The ZK Ranches Defendants argue that they “have been prejudiced by wasting time, money, and effort while unsuccessfully pursuing the Plaintiffs' cooperation in discovery in this matter, and while futilely seeking to secure the Plaintiffs' compliance/obedience with the Rules and the Court's [o]rders.” (Doc. No. 150, PageID# 1378.) Specifically, the ZK Ranches Defendants argue that their counsel has “been forced to correspond with the Plaintiffs in an attempt to gain their cooperation in discovery” and cite three letters and three emails that their counsel sent Nolt and Lea regarding discovery between October 15 and December 1, 2021. (Id. (citing Doc. Nos. 105-5-105-7, 124-4, 124-5).) They also argue that Nolt and Lea's conduct has “necessitated” “numerous costly pleadings and activities” including “multiple discovery-related pre-conference Joint Statements and voluminous exhibits thereto . . ., the ZK Ranches Defendants' numerous Responses in opposition to the Plaintiffs' improper discovery-related motions . . ., and the ZK Ranches Defendants' Motions to Strike ....” (Id.)
The ZK Ranches Defendants have shown that they have expended extra “time, money, and effort” in pursuing discovery from Nolt and Lea. Schafer, 529 F.3d at 739. As the docket demonstrates, they have been required to file and respond to an unusual number of discovery-related motions at what remains an early stage of this case. Again, however, the defendants have not demonstrated a level of prejudice that warrants the highest sanction of dismissal. See Blackmon v. Olney, No. 1:06-cv-193, 2007 WL 2332328, at *8 (W.D. Mich. Aug. 13, 2007) (finding prejudice to support dismissal where plaintiff “completely stonewalled [the] defendants' legitimate discovery efforts” by, among other things, cancelling or failing to appear for deposition on numerous occasions and refusing to provide any answers to written discovery).
C. Prior Notice
Whether a party was warned that failure to cooperate could lead to dismissal “is a ‘key consideration'” in the Rule 41(b) analysis. Schafer, 529 F.3d at 740 (quoting Stough, 138 F.3d at 615). The ZK Ranches Defendants argue that this factor weighs in favor of dismissal because the Court warned Nolt in an order issued on January 7, 2022, that failure to participate in discovery could lead to a recommendation of dismissal under Rule 41(b). (Doc. No. 150 (citing Doc. No. 125).) They also rely on Harmon v. CSX Transportation, Inc., 110 F.3d at 368, for the proposition that the prior notice factor weighs in favor of dismissal where, as here, the defendants have filed a motion to dismiss under Rule 37 or 41(b) and the plaintiffs have had an opportunity to respond. (Id.)

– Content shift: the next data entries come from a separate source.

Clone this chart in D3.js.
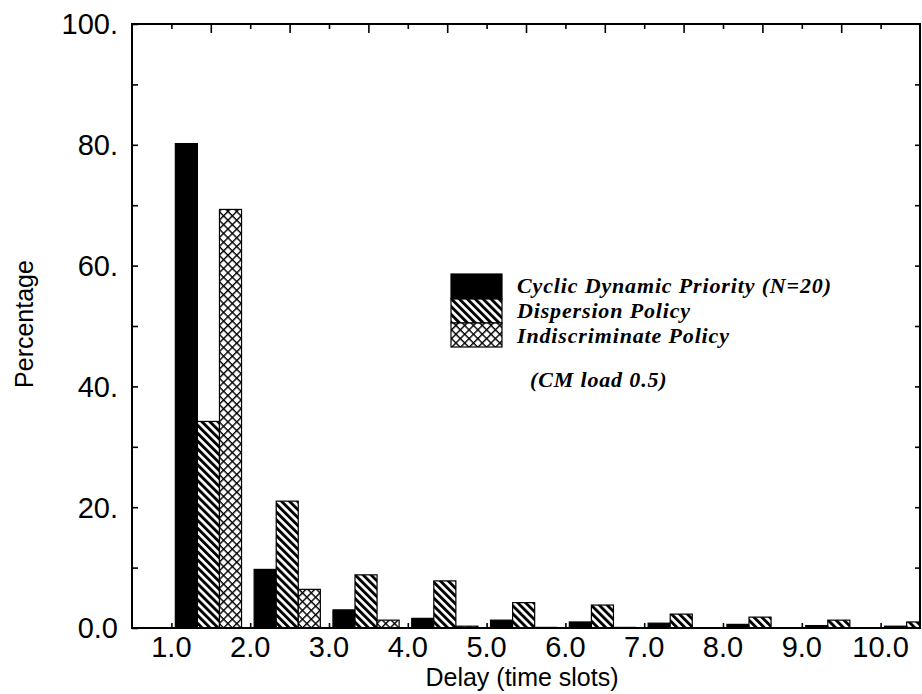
<!DOCTYPE html>
<html>
<head>
<meta charset="utf-8">
<script src="https://cdn.jsdelivr.net/npm/d3@7"></script>
<style>
  html, body { margin: 0; padding: 0; background: #fff; }
  svg { display: block; }
</style>
</head>
<body>
<svg id="chart" width="922" height="694"></svg>
<script>
// ---- data ----
const delays = [1, 2, 3, 4, 5, 6, 7, 8, 9, 10];
const cyclicDynamic = [80.2, 9.7, 3.0, 1.6, 1.3, 1.0, 0.8, 0.6, 0.4, 0.3];
const dispersion = [34.2, 21.0, 8.8, 7.8, 4.2, 3.8, 2.3, 1.8, 1.3, 1.0];
const indiscriminate = [69.3, 6.4, 1.3, 0.3, 0.1, 0.1, 0.05, 0.05, 0.05, 0.05];
const seriesNames = ["Cyclic Dynamic Priority (N=20)", "Dispersion Policy", "Indiscriminate Policy"];
const yTickValues = [0, 20, 40, 60, 80, 100];
const yTickLabels = ["0.0", "20.", "40.", "60.", "80.", "100."];
const xTickLabels = ["1.0", "2.0", "3.0", "4.0", "5.0", "6.0", "7.0", "8.0", "9.0", "10.0"];
const xTitle = "Delay (time slots)";
const yTitle = "Percentage";
const note = "(CM load 0.5)";

// ---- layout ----
const svg = d3.select("#chart");
const L = 132, R = 920, T = 24, B = 628;
const x = d3.scaleLinear().domain([0.5, 10.5]).range([L, R]);
const y = d3.scaleLinear().domain([0, 100]).range([B, T]);
const sub = d3.scaleBand().domain(seriesNames).range([0.05, 0.89]).padding(0);

// patterns
const defs = svg.append("defs");
const hp = 5.6;
const hatch = defs.append("pattern").attr("id", "hatch")
  .attr("patternUnits", "userSpaceOnUse").attr("width", hp).attr("height", hp)
  .attr("patternTransform", "rotate(-45)");
hatch.append("rect").attr("width", hp).attr("height", hp).attr("fill", "#fff");
hatch.append("rect").attr("width", 2.9).attr("height", hp).attr("fill", "#000");

const cp = 6.2;
const cross = defs.append("pattern").attr("id", "cross")
  .attr("patternUnits", "userSpaceOnUse").attr("width", cp).attr("height", cp)
  .attr("patternTransform", "rotate(45)");
cross.append("rect").attr("width", cp).attr("height", cp).attr("fill", "#fff");
cross.append("rect").attr("width", 1.4).attr("height", cp).attr("fill", "#000");
cross.append("rect").attr("width", cp).attr("height", 1.4).attr("fill", "#000");

defs.append("clipPath").attr("id", "plotclip").append("rect")
  .attr("x", L).attr("y", T).attr("width", R - L).attr("height", B - T);

const fills = ["#000", "url(#hatch)", "url(#cross)"];
const seriesData = [cyclicDynamic, dispersion, indiscriminate];

// bars
const barG = svg.append("g").attr("clip-path", "url(#plotclip)");
seriesData.forEach((vals, si) => {
  const name = seriesNames[si];
  barG.selectAll(null).data(delays.map((d, i) => ({ d, v: vals[i] })))
    .enter().append("rect")
    .attr("x", p => x(p.d + sub(name)))
    .attr("width", p => x(p.d + sub(name) + sub.bandwidth()) - x(p.d + sub(name)))
    .attr("y", p => y(p.v))
    .attr("height", p => y(0) - y(p.v))
    .attr("fill", fills[si])
    .attr("stroke", "#000").attr("stroke-width", 1.2);
});

// frame
svg.append("rect").attr("x", L).attr("y", T).attr("width", R - L).attr("height", B - T)
  .attr("fill", "none").attr("stroke", "#000").attr("stroke-width", 2);

// axes ticks
const tickStyle = g => g.selectAll("line").attr("stroke", "#000").attr("stroke-width", 1.6);
svg.append("g").attr("transform", `translate(${L},0)`)
  .call(d3.axisRight(y).tickValues(d3.range(0, 101, 10)).tickSize(6).tickFormat(""))
  .call(g => g.select(".domain").remove()).call(tickStyle);
svg.append("g").attr("transform", `translate(${R},0)`)
  .call(d3.axisLeft(y).tickValues(d3.range(10, 100, 10)).tickSize(5).tickFormat(""))
  .call(g => g.select(".domain").remove()).call(tickStyle);
svg.append("g").attr("transform", `translate(0,${B})`)
  .call(d3.axisTop(x).tickValues(delays).tickSize(5).tickFormat(""))
  .call(g => g.select(".domain").remove()).call(tickStyle);
svg.append("g").attr("transform", `translate(0,${T})`)
  .call(d3.axisBottom(x).tickValues(delays.map(d => d + 0.5).filter(d => d < 10.5)).tickSize(9).tickFormat(""))
  .call(g => g.select(".domain").remove()).call(tickStyle);
svg.append("g").attr("transform", `translate(0,${T})`)
  .call(d3.axisBottom(x).tickValues(delays).tickSize(5).tickFormat(""))
  .call(g => g.select(".domain").remove()).call(tickStyle);

// tick labels
const sans = "'Liberation Sans', Arial, Helvetica, sans-serif";
svg.append("g").selectAll("text").data(yTickValues).enter().append("text")
  .attr("x", 118).attr("y", d => y(d)).attr("dy", "0.36em")
  .attr("text-anchor", "end").attr("font-family", sans).attr("font-size", 29)
  .text((d, i) => yTickLabels[i]);
svg.append("g").selectAll("text").data(delays).enter().append("text")
  .attr("x", d => x(d)).attr("y", 657)
  .attr("text-anchor", "middle").attr("font-family", sans).attr("font-size", 29)
  .text((d, i) => xTickLabels[i]);

// axis titles
svg.append("text").attr("x", 522).attr("y", 686).attr("text-anchor", "middle")
  .attr("font-family", sans).attr("font-size", 25).text(xTitle);
svg.append("text").attr("transform", "translate(33,324) rotate(-90)").attr("text-anchor", "middle")
  .attr("font-family", sans).attr("font-size", 25).text(yTitle);

// legend
const serif = "'Liberation Serif', 'Times New Roman', serif";
const lg = svg.append("g");
const swY = [274, 299, 323], swH = [25, 24, 24];
seriesNames.forEach((n, i) => {
  lg.append("rect").attr("x", 451).attr("y", swY[i]).attr("width", 51).attr("height", swH[i])
    .attr("fill", fills[i]).attr("stroke", "#000").attr("stroke-width", 1.2);
});
const lgBase = [293, 318, 343];
seriesNames.forEach((n, i) => {
  lg.append("text").attr("x", 517).attr("y", lgBase[i])
    .attr("font-family", serif).attr("font-style", "italic").attr("font-weight", "bold")
    .attr("font-size", 22).attr("letter-spacing", 0.85).text(n);
});
lg.append("text").attr("x", 530).attr("y", 387)
  .attr("font-family", serif).attr("font-style", "italic").attr("font-weight", "bold")
  .attr("font-size", 22).attr("letter-spacing", 0.85).text(note);
</script>
</body>
</html>
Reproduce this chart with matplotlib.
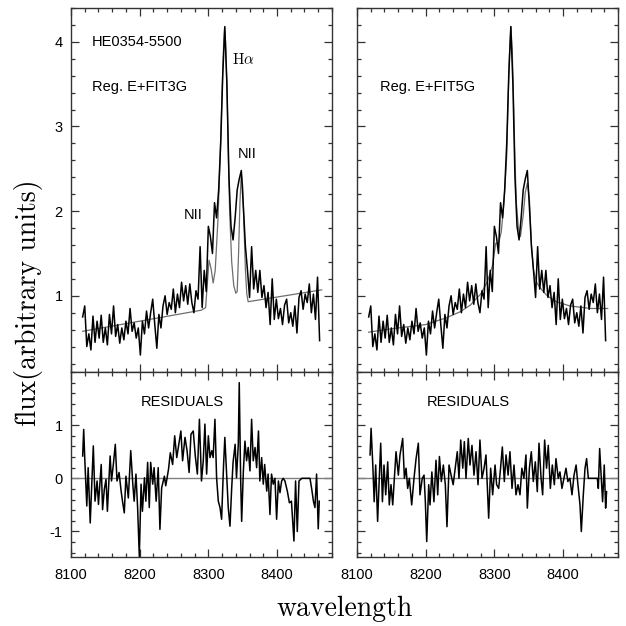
import numpy as np
import matplotlib
matplotlib.use('Agg')
import matplotlib.pyplot as plt
from matplotlib.ticker import MultipleLocator

plt.rcParams['font.family'] = ['Liberation Sans', 'DejaVu Sans']
plt.rcParams['axes.unicode_minus'] = False
plt.rcParams['mathtext.fontset'] = 'cm'

# observed spectrum (same in both top panels), 3 A sampling from 8117
wave = np.arange(8117, 8463, 3)
flux = [0.75, 0.88, 0.40, 0.55, 0.36, 0.76, 0.45, 0.70, 0.50, 0.77,
        0.45, 0.62, 0.42, 0.78, 0.55, 0.88, 0.52, 0.66, 0.44, 0.62,
        0.48, 0.70, 0.55, 0.85, 0.58, 0.68, 0.50, 0.62, 0.30, 0.70,
        0.55, 0.82, 0.62, 0.80, 0.96, 0.66, 0.38, 0.78, 0.62, 0.88,
        1.00, 0.78, 0.92, 0.84, 1.08, 0.80, 1.02, 0.86, 1.16, 0.94,
        1.12, 0.90, 1.14, 0.92, 0.80, 1.06, 0.96, 1.58, 0.86, 1.30,
        1.05, 1.82, 1.70, 1.50, 2.10, 1.92, 2.25, 2.80, 3.62, 4.18,
        3.50, 2.40, 1.82, 1.66, 1.92, 2.25, 2.38, 2.48, 2.05, 1.58,
        1.30, 0.98, 1.58, 1.08, 1.30, 1.04, 1.30, 0.98, 1.12, 0.86,
        1.04, 0.66, 1.20, 0.72, 0.96, 0.73, 0.85, 0.66, 0.89, 0.96,
        0.68, 0.80, 0.64, 0.88, 0.56, 0.98, 1.06, 0.84, 1.02, 0.92,
        1.14, 0.80, 1.02, 0.72, 1.22, 0.47]

# fit with 3 gaussians (left)
fit3_wave = [8117, 8200, 8290, 8296, 8299, 8301, 8304, 8307, 8310, 8314,
             8317, 8320, 8322, 8323.5, 8325, 8327, 8329, 8331, 8334, 8337,
             8340, 8342, 8344, 8346, 8348, 8350, 8352, 8354, 8356, 8358, 8465]
fit3 = [0.58, 0.70, 0.83, 0.86, 1.20, 1.42, 1.32, 1.15, 1.30, 1.90,
        2.60, 3.40, 3.90, 4.15, 4.00, 3.50, 2.70, 2.00, 1.40, 1.12,
        1.03, 1.05, 1.50, 2.10, 2.45, 2.30, 1.80, 1.30, 1.02, 0.93, 1.07]

# fit with 5 gaussians (right)
fit5_wave = [8117, 8150, 8200, 8230, 8250, 8265, 8280, 8290, 8297, 8302,
             8306, 8310, 8314, 8318, 8320, 8322, 8324, 8326, 8328, 8330,
             8332, 8335, 8338, 8342, 8345, 8348, 8351, 8354, 8357, 8362,
             8370, 8377, 8390, 8410, 8440, 8465]
fit5 = [0.57, 0.61, 0.66, 0.74, 0.81, 0.89, 1.02, 1.17, 1.35, 1.62,
        1.62, 1.75, 2.10, 2.65, 3.30, 3.85, 4.18, 3.90, 3.30, 2.60,
        2.10, 1.80, 1.70, 1.95, 2.22, 2.33, 2.15, 1.60, 1.30, 1.15,
        1.06, 1.00, 0.93, 0.88, 0.85, 0.85]

# residuals, left (3G)
res3_wave = [8117, 8118.5, 8120, 8123, 8125, 8128, 8132.5, 8135, 8138, 8140,
             8144, 8146, 8148.5, 8151, 8153, 8157, 8159, 8162, 8164.5, 8167,
             8170, 8173, 8175, 8177.6, 8180, 8183.5, 8187, 8190, 8192, 8194.6,
             8197, 8199.5, 8202, 8204, 8207, 8209, 8211.6, 8214, 8216, 8219,
             8221, 8224, 8227, 8229.5, 8232, 8236, 8238, 8242, 8244.6, 8248,
             8251, 8254, 8257.7, 8260, 8262.5, 8266, 8269, 8272, 8274.7, 8278,
             8281, 8284, 8287, 8290, 8292.6, 8295, 8297.5, 8300, 8302.4, 8305,
             8307, 8309.6, 8312, 8314.5, 8317, 8319.3, 8322, 8324, 8326.6, 8329,
             8331.5, 8334, 8336, 8339, 8341, 8343.6, 8345, 8347, 8348.5, 8351,
             8353.3, 8355.7, 8358, 8360.6, 8363, 8365.4, 8368, 8370.3, 8373, 8375,
             8377.6, 8380, 8382, 8385, 8387, 8389.7, 8392, 8394.5, 8397, 8399.4,
             8402, 8404.3, 8406.7, 8409, 8411.5, 8415, 8418, 8421, 8424.6, 8427,
             8429.5, 8432, 8436, 8448, 8450.5, 8453, 8455.2, 8457.6, 8460, 8461.5]
res3 = [0.42, 0.92, 0.39, -0.52, 0.20, -0.84, 0.61, -0.43, -0.05, -0.49,
        0.26, -0.59, -0.21, -0.02, -0.62, 0.42, -0.05, 0.30, 0.64, -0.05,
        0.11, -0.24, -0.43, -0.65, 0.04, -0.37, 0.52, -0.11, -0.43, 0.08,
        -0.55, -1.47, -0.11, -0.62, 0.01, -0.43, 0.30, -0.55, 0.30, -0.11,
        0.20, -0.43, 0.20, -0.96, -0.18, 0.04, -0.14, 0.17, 0.48, 0.26,
        0.80, 0.39, 0.70, 0.89, 0.33, 0.77, 0.52, 0.11, 0.83, 0.89,
        0.42, 0.08, 1.11, -0.05, 0.33, 1.02, 0.08, 0.80, 0.39, 0.52,
        0.39, 1.11, 0.01, -0.43, -0.55, -0.77, 0.20, 0.77, 0.08, -0.55,
        -0.90, -0.18, 0.30, 0.64, 0.01, 0.64, 1.80, 0.01, -0.81, 0.14,
        0.70, 0.33, 0.58, 0.14, 1.11, 0.33, 0.58, 0.20, 0.89, -0.05,
        0.39, -0.11, 0.26, -0.24, 0.08, -0.68, 0.08, -0.11, 0.00, -0.77,
        -0.05, -0.27, -0.05, 0.00, -0.05, -0.24, -0.46, -0.43, -1.18, -0.05,
        -1.00, -0.05, 0.00, 0.00, -0.20, -0.43, -0.55, 0.08, -0.95, -0.43]

# residuals, right (5G)
res5_wave = [8119, 8120.5, 8123, 8125, 8127.2, 8130, 8132.6, 8134.5, 8137, 8139.3,
             8141.8, 8144.7, 8147, 8149.5, 8152, 8154.4, 8156.8, 8160.2, 8162.6, 8166.5,
             8169, 8171.4, 8173.8, 8176.2, 8179.6, 8183, 8186, 8189.3, 8191.7, 8195,
             8197.6, 8199.5, 8201.5, 8204.4, 8206.3, 8209, 8212, 8215, 8217.5, 8220,
             8222.8, 8225.7, 8228.6, 8231, 8234, 8237, 8240, 8243, 8246, 8248.5,
             8251, 8254, 8256.3, 8258.7, 8262, 8264.5, 8267.4, 8270.3, 8273.3, 8276.2,
             8279, 8282, 8285, 8287.8, 8291.7, 8294.6, 8297.5, 8301, 8303.3, 8306.3,
             8309, 8311.6, 8314.5, 8317, 8320, 8322.7, 8325.7, 8328.6, 8331.5, 8334.4,
             8337.3, 8340, 8343, 8346, 8348, 8351, 8353.8, 8356.7, 8359.6, 8362.5,
             8365, 8368, 8370.3, 8373.2, 8376, 8378.5, 8381.5, 8384.4, 8387.3, 8389.7,
             8393, 8395.5, 8398.4, 8401.3, 8404.3, 8407, 8410, 8413, 8416, 8419,
             8421.7, 8424.7, 8426.6, 8429.5, 8432, 8434.3, 8436.8, 8449.9, 8451.4, 8453.3,
             8455.7, 8457.6, 8460, 8462, 8463.4]
res5 = [0.44, 0.94, 0.25, -0.44, 0.25, -0.81, 0.06, 0.66, -0.44, 0.25,
        -0.31, 0.31, -0.50, -0.12, -0.50, 0.00, 0.50, 0.06, 0.44, 0.75,
        0.00, 0.19, -0.19, 0.00, -0.50, 0.00, 0.37, 0.66, -0.31, 0.00,
        0.06, -0.44, -1.19, -0.12, -0.50, 0.12, -0.44, 0.34, -0.31, 0.41,
        -0.06, 0.25, -0.12, -0.91, 0.25, 0.06, -0.12, 0.19, 0.50, 0.00,
        0.72, 0.19, 0.69, 0.00, 0.75, 0.25, 0.62, 0.06, 0.50, -0.12,
        0.72, 0.00, 0.19, 0.44, -0.75, 0.19, -0.31, 0.25, -0.12, -0.19,
        0.19, 0.59, -0.06, 0.44, 0.06, 0.50, -0.19, 0.25, -0.31, -0.12,
        -0.31, 0.19, 0.00, 0.44, -0.56, 0.19, 0.50, -0.06, 0.31, -0.25,
        0.66, 0.00, -0.31, 0.72, 0.19, 0.62, -0.19, 0.25, -0.12, 0.37,
        0.00, 0.12, -0.19, 0.00, 0.19, -0.06, 0.00, -0.31, 0.06, 0.25,
        -0.12, -0.50, -1.00, -0.31, 0.19, 0.37, 0.00, 0.00, -0.19, 0.56,
        0.00, -0.44, 0.25, -0.56, -0.25]

FIT_GREY = '#6e6e6e'


def setup_axis(ax, top, show_x, show_y):
    ax.set_xlim(8100, 8480)
    ax.xaxis.set_major_locator(MultipleLocator(100))
    ax.xaxis.set_minor_locator(MultipleLocator(20))
    if top:
        ax.set_ylim(0.1, 4.4)
        ax.set_yticks([1, 2, 3, 4])
    else:
        ax.set_ylim(-1.48, 2.0)
        ax.set_yticks([-1, 0, 1])
    ax.yaxis.set_minor_locator(MultipleLocator(0.2))
    ax.tick_params(which='both', direction='in', top=True, right=True,
                   labelsize=10.5, width=0.9, color='#333333')
    ax.tick_params(which='major', length=6)
    ax.tick_params(which='minor', length=3)
    ax.tick_params(axis='x', pad=8)
    ax.tick_params(axis='y', pad=6)
    ax.tick_params(labelbottom=show_x, labelleft=show_y)
    for s in ax.spines.values():
        s.set_linewidth(1.0)
        s.set_color('#333333')


fig = plt.figure(figsize=(6.26, 6.26), dpi=100)
ax_tl = fig.add_axes([0.1134, 0.4058, 0.4169, 0.5815])
ax_bl = fig.add_axes([0.1134, 0.1102, 0.4169, 0.2956])
ax_tr = fig.add_axes([0.5703, 0.4058, 0.4169, 0.5815])
ax_br = fig.add_axes([0.5703, 0.1102, 0.4169, 0.2956])

# top panels: data + fit
ax_tl.plot(fit3_wave, fit3, color=FIT_GREY, lw=0.9)
ax_tl.plot(wave, flux, color='black', lw=1.1)
ax_tr.plot(fit5_wave, fit5, color=FIT_GREY, lw=0.9)
ax_tr.plot(wave, flux, color='black', lw=1.1)

# bottom panels: residuals
for ax, rw, r in [(ax_bl, res3_wave, res3), (ax_br, res5_wave, res5)]:
    ax.axhline(0, color='#808080', lw=1.0)
    ax.plot(rw, r, color='black', lw=1.1)
    ax.text(8262, 1.43, 'RESIDUALS', ha='center', va='center', fontsize=10.5)

setup_axis(ax_tl, True, False, True)
setup_axis(ax_tr, True, False, False)
setup_axis(ax_bl, False, True, True)
setup_axis(ax_br, False, True, False)

ax_tl.text(8130, 4.0, 'HE0354-5500', ha='left', va='center', fontsize=10.5)
ax_tl.text(8130, 3.47, 'Reg. E+FIT3G', ha='left', va='center', fontsize=10.5)
ax_tl.text(8334, 3.79, r'$\mathrm{H}\alpha$', ha='left', va='center', fontsize=11)
ax_tl.text(8343, 2.67, 'NII', ha='left', va='center', fontsize=10.5)
ax_tl.text(8264, 1.96, 'NII', ha='left', va='center', fontsize=10.5)
ax_tr.text(8133, 3.47, 'Reg. E+FIT5G', ha='left', va='center', fontsize=10.5)

fig.text(0.045, 0.517, 'flux(arbitrary units)', rotation=90, ha='center',
         va='center', fontsize=20, fontfamily='cmr10')
fig.text(0.551, 0.028, 'wavelength', ha='center', va='center',
         fontsize=20, fontfamily='cmr10')

plt.savefig('out.png', dpi=100)
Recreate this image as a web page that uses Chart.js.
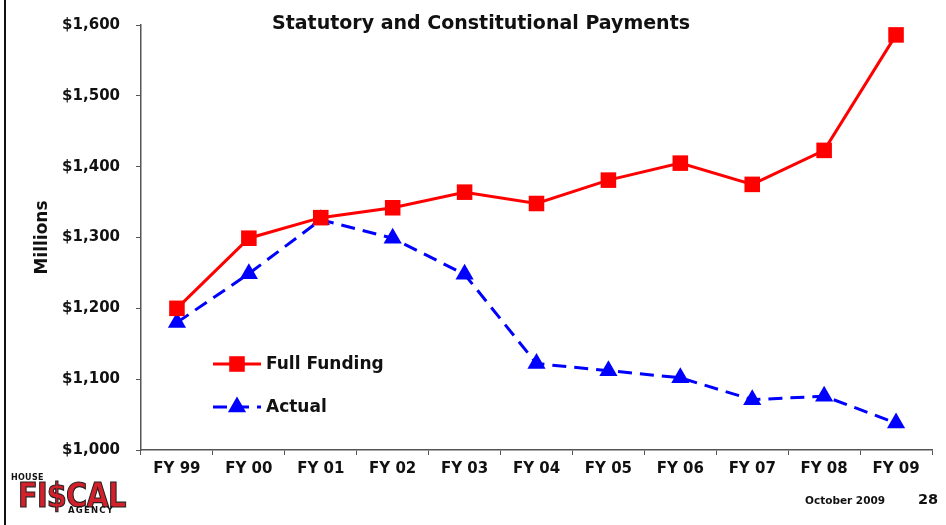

The Court has warned Nolt and Lea of the possible sanctions they may incur if they do not follow the Court's orders regarding discovery, up to and including dismissal, in discovery dispute conferences and in its orders. This factor weighs in favor of dismissal.
D. Appropriateness of Other Sanctions
The ZK Ranches Defendants argue that Nolt and Lea's conduct is “‘sufficiently egregious'” that the Court need not consider lesser sanctions before granting the ZK Ranches Defendants' motion to dismiss. (Id. at PageID# 1380 (quoting Harmon, 110 F.3d at 369).) The Court disagrees. At this stage of the case, and as will be addressed by separate orders, there are intermediate steps remaining for the parties to present their discovery disputes for resolution and, if appropriate, for the imposition of lesser sanctions. The ultimate sanction of dismissal is not yet warranted. See, e.g., Freeland, 103 F.3d at 1280 (holding that, “in the absence of contumacious conduct, an alternate sanction that would protect the integrity of pretrial procedures should be utilized rather than dismissal with prejudice”).
IV. Recommendation
Considering the above four factors, the Magistrate Judge RECOMMENDS that the ZK Ranches Defendants' motion to dismiss (Doc. No. 141) be DENIED.
Any party has fourteen days after being served with this Report and Recommendation to file specific written objections. Failure to file specific objections within fourteen days of receipt of this Report and Recommendation can constitute a waiver of appeal of the matters decided. Thomas v. Arn, 474 U.S. 140, 155 (1985); Cowherd v. Million, 380 F.3d 909, 912 (6th Cir. 2004). A party who opposes any objections that are filed may file a response within fourteen days after being served with the objections. Fed.R.Civ.P. 72(b)(2).